L’atmosfera vibrava di un entusiasmo intellettuale e di una tensione creativa che riflettevano il rinnovato interesse per le arti manuali, intrecciate a forme espressive e progettuali contemporanee di grande rilievo. Sebbene molte proposte si distinguessero per qualità e originalità, non sono mancati limiti organizzativi, in particolare nella gestione degli spazi e dei tempi espositivi, che hanno talvolta compromesso un’esperienza di visita pienamente soddisfacente. Tali criticità, tuttavia, rappresentano un’indicazione preziosa per un necessario affinamento delle future edizioni, al fine di consolidare il Salone come un punto di riferimento autorevole nel panorama internazionale dell’arte e dell’artigianato.

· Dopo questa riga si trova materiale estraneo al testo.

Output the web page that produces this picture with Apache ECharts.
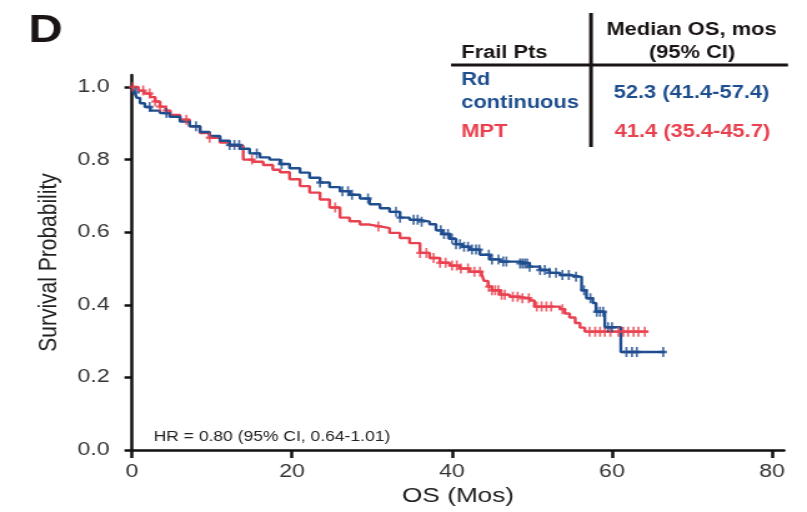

Tra le espressioni più significative emergono le installazioni di Patrizia Polose, che coniugano metallo e tessile in affascinanti narrazioni scultoree, dando vita a ampi arazzi collettivi in cui si manifesta una forte dimensione collaborativa e sociale dell’arte tessile. Di particolare rilievo sono inoltre le sperimentazioni della gioielleria Ha.MA., che utilizza materiali inconsueti, come il marmo di Carrara, per dar vita a creazioni inedite e sorprendenti. Cristina Busbinelli, attraverso lavori tessili realizzati con materiali riciclati, rievoca la poetica dell’arte povera; Wolderalia indaga il tema della persistenza e trasformazione degli oggetti nel tempo, recuperando antiche fotocamere e trasformandole in portalampade che assumono nuove identità. La Bosa coinvolge un gruppo di artisti di rilievo, tra cui Marc Sadler, Jaime Hayon e Manolo Bossi, in opere ceramiche di forte impatto, frutto di una sperimentazione capace di sovvertire convenzioni e schemi consolidati. Chiude il quadro Chameleon Minimalism Design, che con un design essenziale ed elegante fonde forma e materia in un equilibrio sobrio e raffinato, creando opere che richiamano un’atmosfera delicata e fiabesca.

L’edizione 2025 si caratterizza per il suo contributo a un dialogo intenso tra passato e futuro, tradizione e avanguardia. La fusione di antiche tecniche con radicali interpretazioni contemporanee supera i confini consueti dell’artigianato, elevando la sapienza manuale a autentica forma di espressione artistica autonoma. In quest’ottica, la manifestazione si configura come un luogo di incontro e di scambio culturale, capace di valorizzare una pluralità di approcci che, pur radicati in un rigoroso patrimonio storico, non rinunciano a proiettarsi verso le sfide creative del presente.

In conclusione, sebbene ancora lontano dalla maturità qualitativa di manifestazioni di prestigio internazionale, come il Salone milanese, il Salone veneziano rivela una traiettoria di crescita solida e promettente. L’auspicio è che si superino le attuali difficoltà gestionali, affinché possa confermarsi come un incubatore di tendenze e innovazione, rafforzando il ruolo di Venezia come epicentro dell’artigianato contemporaneo, promotore di un dialogo sempre più stretto tra arte, design e sostenibilità.